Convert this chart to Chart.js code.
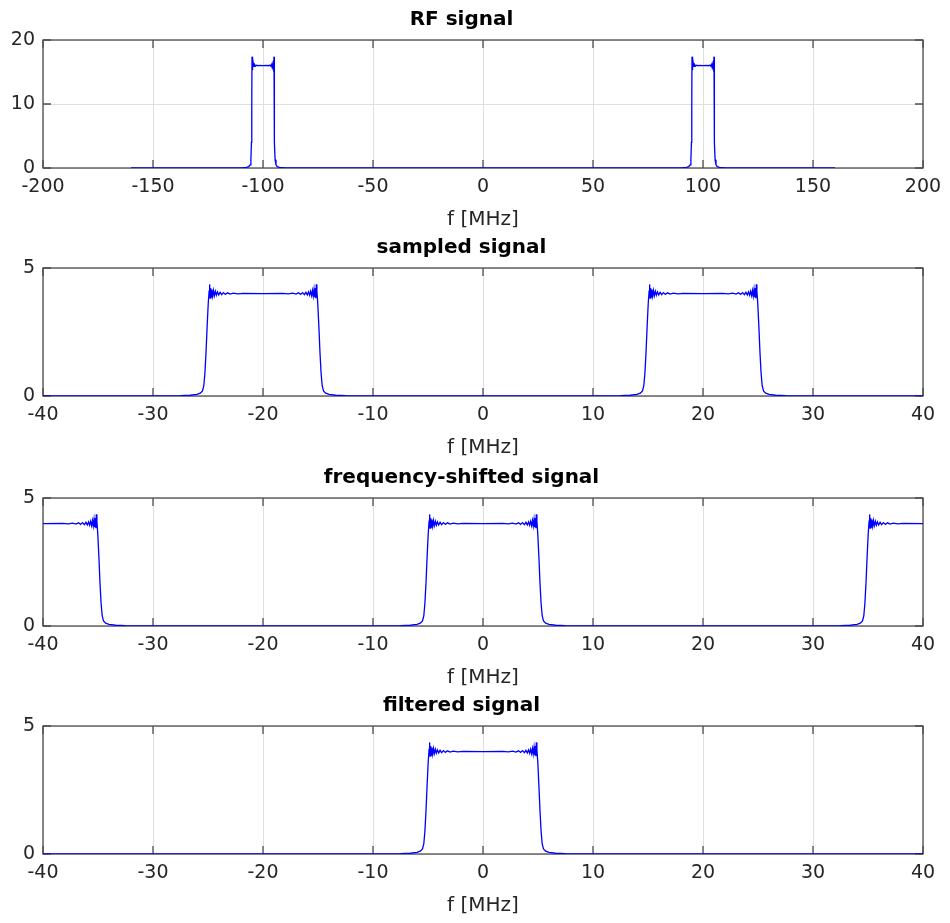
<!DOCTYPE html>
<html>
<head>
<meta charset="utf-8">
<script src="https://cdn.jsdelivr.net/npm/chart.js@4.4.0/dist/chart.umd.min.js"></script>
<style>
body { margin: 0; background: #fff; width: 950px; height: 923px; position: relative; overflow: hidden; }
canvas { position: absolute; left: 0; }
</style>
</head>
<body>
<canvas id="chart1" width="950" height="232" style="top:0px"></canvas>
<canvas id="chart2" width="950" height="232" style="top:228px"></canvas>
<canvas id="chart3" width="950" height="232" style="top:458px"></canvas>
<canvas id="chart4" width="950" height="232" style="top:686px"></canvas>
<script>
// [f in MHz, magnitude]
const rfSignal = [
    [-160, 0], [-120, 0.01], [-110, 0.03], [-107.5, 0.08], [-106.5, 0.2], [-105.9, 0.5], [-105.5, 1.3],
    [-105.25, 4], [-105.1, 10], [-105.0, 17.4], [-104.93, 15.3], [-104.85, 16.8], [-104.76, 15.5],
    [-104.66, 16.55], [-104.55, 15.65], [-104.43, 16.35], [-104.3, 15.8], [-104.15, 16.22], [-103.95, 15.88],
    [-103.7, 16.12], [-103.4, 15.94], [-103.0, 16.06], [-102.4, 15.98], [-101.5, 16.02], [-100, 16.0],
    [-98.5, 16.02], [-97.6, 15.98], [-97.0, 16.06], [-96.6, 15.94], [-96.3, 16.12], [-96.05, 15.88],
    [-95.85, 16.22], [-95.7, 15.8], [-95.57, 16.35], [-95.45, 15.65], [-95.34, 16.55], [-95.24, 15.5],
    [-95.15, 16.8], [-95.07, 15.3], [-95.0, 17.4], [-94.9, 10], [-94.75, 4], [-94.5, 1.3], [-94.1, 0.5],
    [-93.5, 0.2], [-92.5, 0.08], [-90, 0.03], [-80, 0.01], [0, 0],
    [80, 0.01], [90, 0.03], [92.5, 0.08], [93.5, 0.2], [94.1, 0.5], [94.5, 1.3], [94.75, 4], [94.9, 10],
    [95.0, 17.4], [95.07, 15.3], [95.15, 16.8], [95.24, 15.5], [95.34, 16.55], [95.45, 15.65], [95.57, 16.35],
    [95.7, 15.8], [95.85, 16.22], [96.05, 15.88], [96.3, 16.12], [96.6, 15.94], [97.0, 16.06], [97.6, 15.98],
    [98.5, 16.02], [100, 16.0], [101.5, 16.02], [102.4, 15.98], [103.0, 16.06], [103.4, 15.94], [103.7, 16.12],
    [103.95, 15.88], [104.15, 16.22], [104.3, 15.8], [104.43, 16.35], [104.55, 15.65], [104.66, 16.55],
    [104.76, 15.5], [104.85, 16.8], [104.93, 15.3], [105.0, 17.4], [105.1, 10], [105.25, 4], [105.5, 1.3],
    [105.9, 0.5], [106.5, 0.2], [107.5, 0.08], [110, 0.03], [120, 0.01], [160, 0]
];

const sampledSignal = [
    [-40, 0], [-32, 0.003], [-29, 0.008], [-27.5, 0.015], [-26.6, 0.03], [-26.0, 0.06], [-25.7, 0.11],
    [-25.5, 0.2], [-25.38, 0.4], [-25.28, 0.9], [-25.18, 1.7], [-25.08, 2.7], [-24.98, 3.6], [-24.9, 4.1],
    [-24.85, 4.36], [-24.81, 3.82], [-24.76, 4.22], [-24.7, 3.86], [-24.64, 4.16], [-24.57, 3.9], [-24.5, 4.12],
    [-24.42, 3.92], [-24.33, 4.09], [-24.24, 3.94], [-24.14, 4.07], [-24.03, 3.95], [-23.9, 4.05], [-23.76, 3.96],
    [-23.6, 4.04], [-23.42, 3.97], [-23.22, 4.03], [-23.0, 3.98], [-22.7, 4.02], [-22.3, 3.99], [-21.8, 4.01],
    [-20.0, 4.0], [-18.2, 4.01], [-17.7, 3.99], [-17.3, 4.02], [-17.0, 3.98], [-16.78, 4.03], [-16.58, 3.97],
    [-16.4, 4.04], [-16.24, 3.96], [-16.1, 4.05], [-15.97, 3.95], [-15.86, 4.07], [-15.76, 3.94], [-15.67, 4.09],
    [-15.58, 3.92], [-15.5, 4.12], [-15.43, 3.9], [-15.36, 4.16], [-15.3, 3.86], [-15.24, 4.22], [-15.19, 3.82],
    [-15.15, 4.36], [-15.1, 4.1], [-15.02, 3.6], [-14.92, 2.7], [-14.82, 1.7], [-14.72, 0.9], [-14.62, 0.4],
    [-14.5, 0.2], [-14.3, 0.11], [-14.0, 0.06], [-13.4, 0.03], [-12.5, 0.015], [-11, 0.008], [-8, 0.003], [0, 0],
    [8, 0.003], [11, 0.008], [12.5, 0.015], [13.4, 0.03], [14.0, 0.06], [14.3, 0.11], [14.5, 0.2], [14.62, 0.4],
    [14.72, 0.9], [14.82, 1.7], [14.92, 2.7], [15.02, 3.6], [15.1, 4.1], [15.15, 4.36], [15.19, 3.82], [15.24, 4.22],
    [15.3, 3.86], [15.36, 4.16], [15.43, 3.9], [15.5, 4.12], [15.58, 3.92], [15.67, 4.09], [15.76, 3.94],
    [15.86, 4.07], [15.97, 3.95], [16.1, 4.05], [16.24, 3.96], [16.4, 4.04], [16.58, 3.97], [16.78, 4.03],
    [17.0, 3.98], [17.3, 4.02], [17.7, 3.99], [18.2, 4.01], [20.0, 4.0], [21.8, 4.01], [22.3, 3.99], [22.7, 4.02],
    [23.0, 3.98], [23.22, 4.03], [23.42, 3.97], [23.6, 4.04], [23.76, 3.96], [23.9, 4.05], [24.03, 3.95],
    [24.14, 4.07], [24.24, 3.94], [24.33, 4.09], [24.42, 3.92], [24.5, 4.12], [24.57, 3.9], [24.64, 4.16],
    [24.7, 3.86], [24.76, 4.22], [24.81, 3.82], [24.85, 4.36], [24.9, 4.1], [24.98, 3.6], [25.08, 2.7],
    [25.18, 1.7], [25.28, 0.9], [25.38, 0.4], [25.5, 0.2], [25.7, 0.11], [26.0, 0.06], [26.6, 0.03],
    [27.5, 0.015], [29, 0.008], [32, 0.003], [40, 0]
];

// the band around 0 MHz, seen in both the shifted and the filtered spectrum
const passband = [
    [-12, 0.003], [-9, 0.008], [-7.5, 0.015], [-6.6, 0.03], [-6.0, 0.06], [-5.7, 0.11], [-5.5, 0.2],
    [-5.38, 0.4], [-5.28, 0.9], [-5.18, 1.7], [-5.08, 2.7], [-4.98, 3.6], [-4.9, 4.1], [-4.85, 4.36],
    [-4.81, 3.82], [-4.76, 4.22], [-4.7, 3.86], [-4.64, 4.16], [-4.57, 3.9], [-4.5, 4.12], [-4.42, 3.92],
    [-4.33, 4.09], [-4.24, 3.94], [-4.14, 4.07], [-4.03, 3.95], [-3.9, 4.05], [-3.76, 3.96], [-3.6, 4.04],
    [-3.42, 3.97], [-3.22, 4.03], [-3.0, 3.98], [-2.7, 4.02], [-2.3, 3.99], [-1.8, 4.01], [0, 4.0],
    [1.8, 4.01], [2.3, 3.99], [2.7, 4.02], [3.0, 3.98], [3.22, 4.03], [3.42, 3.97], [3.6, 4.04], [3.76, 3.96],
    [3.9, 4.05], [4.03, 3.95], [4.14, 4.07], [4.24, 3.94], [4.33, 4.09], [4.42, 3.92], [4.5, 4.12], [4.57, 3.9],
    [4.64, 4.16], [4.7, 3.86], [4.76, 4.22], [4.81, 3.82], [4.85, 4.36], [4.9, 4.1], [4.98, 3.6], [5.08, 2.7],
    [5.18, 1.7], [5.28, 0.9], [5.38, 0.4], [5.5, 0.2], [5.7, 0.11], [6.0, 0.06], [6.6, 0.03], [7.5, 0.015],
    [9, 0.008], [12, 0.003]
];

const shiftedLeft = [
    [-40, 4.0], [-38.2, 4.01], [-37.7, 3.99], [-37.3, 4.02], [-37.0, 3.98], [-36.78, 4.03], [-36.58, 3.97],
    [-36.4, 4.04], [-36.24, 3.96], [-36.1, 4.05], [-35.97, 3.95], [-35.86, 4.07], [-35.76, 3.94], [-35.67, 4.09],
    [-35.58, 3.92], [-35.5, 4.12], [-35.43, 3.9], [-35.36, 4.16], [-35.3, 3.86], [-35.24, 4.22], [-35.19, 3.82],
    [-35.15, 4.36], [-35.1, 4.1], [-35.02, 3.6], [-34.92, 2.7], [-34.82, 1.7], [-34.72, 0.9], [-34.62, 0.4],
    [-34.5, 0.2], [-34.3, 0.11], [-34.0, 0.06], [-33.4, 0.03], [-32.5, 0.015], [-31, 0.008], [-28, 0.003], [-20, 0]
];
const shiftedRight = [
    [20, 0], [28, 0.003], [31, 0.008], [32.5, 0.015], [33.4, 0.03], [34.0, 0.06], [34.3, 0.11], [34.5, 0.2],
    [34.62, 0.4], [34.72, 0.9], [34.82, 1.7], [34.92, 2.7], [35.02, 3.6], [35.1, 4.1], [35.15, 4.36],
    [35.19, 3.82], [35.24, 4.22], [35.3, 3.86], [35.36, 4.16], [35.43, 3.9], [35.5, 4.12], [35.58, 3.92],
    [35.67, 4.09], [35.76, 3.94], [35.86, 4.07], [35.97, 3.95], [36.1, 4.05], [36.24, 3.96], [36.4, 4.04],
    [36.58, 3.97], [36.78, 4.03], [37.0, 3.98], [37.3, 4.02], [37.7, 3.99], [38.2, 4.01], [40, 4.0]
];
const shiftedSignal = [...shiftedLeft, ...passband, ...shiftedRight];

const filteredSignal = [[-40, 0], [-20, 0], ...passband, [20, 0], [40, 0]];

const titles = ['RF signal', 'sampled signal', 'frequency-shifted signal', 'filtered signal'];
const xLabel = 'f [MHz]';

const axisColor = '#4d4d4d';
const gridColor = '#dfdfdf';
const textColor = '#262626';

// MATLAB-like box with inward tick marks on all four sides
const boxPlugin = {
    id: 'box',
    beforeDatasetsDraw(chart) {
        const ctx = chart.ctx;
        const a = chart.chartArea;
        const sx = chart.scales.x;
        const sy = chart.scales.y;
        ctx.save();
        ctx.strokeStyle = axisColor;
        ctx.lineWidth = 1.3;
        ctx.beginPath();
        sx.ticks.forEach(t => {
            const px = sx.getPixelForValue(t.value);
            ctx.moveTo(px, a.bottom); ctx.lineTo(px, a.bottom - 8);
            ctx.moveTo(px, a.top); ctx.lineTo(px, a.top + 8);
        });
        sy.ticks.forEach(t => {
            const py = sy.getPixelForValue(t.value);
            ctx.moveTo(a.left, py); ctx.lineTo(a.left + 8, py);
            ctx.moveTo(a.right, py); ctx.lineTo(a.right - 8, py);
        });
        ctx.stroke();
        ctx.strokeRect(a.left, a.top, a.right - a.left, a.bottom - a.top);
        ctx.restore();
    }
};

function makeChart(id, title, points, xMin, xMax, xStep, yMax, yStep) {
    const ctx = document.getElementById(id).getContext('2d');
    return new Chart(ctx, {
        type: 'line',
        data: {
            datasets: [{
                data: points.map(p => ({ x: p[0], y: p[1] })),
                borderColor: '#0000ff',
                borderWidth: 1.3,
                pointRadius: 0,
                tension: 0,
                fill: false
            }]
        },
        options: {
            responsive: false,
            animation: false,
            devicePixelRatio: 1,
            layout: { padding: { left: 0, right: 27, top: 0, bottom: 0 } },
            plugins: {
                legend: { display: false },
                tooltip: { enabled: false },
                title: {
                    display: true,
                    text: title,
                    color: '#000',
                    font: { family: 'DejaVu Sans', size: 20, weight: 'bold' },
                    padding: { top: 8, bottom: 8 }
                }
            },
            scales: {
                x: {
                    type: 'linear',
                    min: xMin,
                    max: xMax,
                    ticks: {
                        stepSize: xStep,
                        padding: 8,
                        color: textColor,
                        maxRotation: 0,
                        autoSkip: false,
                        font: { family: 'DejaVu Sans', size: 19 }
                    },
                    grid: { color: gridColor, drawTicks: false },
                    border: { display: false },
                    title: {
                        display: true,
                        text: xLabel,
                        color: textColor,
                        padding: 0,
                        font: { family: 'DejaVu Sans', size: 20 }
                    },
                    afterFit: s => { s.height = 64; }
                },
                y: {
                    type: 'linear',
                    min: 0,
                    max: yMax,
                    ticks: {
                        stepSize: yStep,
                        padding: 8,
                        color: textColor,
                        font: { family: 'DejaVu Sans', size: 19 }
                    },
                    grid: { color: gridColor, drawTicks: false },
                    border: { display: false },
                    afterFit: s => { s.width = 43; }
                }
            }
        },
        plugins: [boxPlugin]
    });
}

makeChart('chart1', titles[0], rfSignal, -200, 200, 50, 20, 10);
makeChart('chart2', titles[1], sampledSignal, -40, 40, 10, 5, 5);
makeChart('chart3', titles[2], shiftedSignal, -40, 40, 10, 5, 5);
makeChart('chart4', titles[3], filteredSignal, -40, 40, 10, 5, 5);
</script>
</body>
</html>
══════════════════════════════
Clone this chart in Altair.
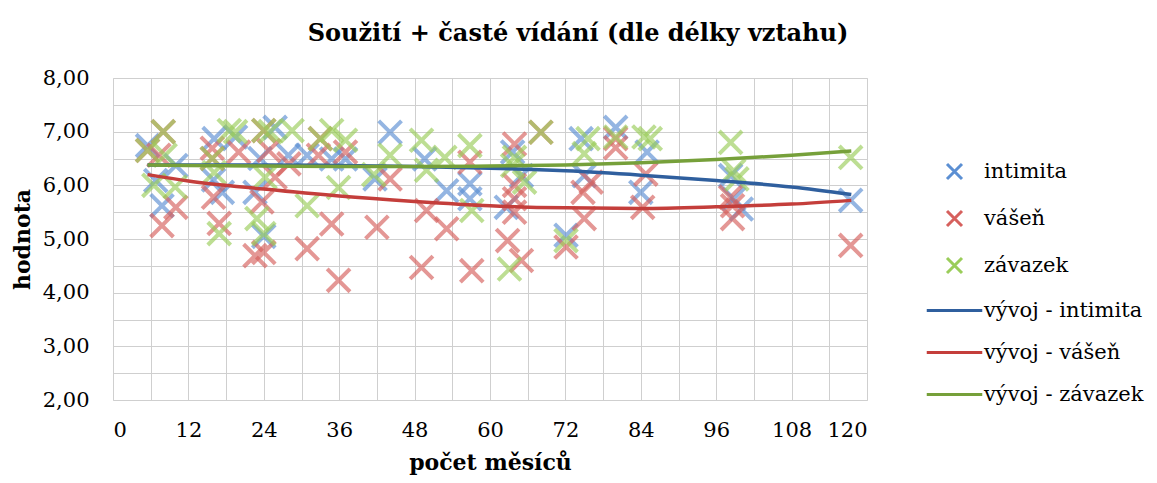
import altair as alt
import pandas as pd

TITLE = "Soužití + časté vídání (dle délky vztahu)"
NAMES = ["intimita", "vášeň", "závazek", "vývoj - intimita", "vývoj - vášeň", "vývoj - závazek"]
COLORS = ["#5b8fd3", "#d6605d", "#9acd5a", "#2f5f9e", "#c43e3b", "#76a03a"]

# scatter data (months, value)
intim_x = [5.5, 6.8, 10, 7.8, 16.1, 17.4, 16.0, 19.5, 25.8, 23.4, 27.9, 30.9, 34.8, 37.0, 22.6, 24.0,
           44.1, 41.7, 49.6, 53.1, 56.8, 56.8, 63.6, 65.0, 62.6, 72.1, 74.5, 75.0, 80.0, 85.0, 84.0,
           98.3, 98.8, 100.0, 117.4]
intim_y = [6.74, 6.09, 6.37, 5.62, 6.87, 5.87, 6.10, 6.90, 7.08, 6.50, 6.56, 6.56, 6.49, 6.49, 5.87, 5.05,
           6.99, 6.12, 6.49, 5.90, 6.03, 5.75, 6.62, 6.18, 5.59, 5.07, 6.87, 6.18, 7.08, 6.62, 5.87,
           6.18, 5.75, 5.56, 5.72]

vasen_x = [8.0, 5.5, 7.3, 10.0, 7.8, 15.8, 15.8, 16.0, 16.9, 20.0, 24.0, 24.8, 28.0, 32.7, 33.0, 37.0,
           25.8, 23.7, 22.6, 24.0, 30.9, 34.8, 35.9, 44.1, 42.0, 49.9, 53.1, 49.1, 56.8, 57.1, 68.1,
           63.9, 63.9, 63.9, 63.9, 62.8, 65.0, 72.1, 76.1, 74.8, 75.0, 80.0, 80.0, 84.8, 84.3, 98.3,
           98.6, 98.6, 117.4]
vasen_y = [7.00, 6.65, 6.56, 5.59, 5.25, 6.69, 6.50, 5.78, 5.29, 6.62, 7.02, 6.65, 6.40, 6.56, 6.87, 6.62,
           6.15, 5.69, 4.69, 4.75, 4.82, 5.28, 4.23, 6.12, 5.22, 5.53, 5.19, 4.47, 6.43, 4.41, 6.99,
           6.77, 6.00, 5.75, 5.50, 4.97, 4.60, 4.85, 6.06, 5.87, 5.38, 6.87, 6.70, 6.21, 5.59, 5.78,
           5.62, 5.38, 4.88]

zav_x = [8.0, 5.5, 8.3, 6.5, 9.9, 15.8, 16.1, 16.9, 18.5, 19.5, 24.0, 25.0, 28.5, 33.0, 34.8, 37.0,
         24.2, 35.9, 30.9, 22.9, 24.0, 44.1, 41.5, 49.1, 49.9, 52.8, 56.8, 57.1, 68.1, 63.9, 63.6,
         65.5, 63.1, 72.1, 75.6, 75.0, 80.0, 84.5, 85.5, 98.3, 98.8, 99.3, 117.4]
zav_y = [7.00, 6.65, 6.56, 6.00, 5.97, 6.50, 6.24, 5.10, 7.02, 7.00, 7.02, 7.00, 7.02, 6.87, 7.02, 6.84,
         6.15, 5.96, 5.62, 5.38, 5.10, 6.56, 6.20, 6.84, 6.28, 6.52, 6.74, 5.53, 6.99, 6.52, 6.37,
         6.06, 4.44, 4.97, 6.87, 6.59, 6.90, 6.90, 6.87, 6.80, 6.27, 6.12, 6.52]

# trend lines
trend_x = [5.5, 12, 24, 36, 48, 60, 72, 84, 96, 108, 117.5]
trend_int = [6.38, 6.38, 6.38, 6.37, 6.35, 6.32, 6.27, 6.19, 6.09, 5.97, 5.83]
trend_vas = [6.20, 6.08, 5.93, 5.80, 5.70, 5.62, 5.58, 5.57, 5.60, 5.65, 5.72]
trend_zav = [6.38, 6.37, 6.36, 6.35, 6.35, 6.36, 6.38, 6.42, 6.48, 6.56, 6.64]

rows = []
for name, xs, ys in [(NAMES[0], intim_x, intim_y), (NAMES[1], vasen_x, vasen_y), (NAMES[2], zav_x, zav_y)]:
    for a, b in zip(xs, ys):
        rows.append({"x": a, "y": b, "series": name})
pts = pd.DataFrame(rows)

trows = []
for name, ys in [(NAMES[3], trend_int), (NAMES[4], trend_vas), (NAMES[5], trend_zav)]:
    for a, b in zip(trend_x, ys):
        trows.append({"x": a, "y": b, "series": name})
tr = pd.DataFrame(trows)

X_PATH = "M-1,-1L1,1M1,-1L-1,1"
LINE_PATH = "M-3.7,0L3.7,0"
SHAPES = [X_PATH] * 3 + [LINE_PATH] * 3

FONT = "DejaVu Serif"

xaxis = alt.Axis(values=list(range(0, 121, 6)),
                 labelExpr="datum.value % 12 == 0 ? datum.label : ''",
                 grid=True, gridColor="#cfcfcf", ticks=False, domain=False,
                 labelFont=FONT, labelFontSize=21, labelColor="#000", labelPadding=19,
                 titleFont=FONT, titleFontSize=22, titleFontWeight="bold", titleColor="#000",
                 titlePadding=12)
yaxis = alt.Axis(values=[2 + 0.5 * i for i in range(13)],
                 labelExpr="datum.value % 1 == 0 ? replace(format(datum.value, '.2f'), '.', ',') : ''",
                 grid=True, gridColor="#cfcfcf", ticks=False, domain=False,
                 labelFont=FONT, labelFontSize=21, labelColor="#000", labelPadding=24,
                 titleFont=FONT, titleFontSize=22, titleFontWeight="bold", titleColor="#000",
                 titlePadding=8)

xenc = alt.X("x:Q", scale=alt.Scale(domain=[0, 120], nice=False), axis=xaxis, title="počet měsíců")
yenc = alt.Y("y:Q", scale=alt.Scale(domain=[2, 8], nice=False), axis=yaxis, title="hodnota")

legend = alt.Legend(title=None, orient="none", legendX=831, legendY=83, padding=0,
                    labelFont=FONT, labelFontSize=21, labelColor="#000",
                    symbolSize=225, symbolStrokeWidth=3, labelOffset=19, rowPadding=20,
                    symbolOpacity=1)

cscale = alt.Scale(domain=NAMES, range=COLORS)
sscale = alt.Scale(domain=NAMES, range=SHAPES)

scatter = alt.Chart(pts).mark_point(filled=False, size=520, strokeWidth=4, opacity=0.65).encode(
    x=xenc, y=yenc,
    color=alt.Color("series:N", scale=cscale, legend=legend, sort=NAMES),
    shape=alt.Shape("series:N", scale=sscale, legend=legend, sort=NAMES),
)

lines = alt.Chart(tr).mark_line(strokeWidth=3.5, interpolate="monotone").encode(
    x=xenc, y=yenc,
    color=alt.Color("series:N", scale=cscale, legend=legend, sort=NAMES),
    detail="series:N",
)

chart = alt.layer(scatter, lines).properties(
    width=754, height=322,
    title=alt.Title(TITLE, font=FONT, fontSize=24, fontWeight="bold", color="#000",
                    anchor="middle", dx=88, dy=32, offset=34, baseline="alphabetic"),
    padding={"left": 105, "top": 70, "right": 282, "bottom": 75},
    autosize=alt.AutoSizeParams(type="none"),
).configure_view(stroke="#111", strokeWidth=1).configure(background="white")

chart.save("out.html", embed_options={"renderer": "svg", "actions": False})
══════════════════════════════
• [STATED EXERCISE]
Start at the line with "Clone this chart in Altair.", stop at the line with "6.18, 5.75, 5.56, 5.72]", both lines included, and repeat that span exactly without its pictures.

• [SOLUTION]
Clone this chart in Altair.
import altair as alt
import pandas as pd

TITLE = "Soužití + časté vídání (dle délky vztahu)"
NAMES = ["intimita", "vášeň", "závazek", "vývoj - intimita", "vývoj - vášeň", "vývoj - závazek"]
COLORS = ["#5b8fd3", "#d6605d", "#9acd5a", "#2f5f9e", "#c43e3b", "#76a03a"]

# scatter data (months, value)
intim_x = [5.5, 6.8, 10, 7.8, 16.1, 17.4, 16.0, 19.5, 25.8, 23.4, 27.9, 30.9, 34.8, 37.0, 22.6, 24.0,
           44.1, 41.7, 49.6, 53.1, 56.8, 56.8, 63.6, 65.0, 62.6, 72.1, 74.5, 75.0, 80.0, 85.0, 84.0,
           98.3, 98.8, 100.0, 117.4]
intim_y = [6.74, 6.09, 6.37, 5.62, 6.87, 5.87, 6.10, 6.90, 7.08, 6.50, 6.56, 6.56, 6.49, 6.49, 5.87, 5.05,
           6.99, 6.12, 6.49, 5.90, 6.03, 5.75, 6.62, 6.18, 5.59, 5.07, 6.87, 6.18, 7.08, 6.62, 5.87,
           6.18, 5.75, 5.56, 5.72]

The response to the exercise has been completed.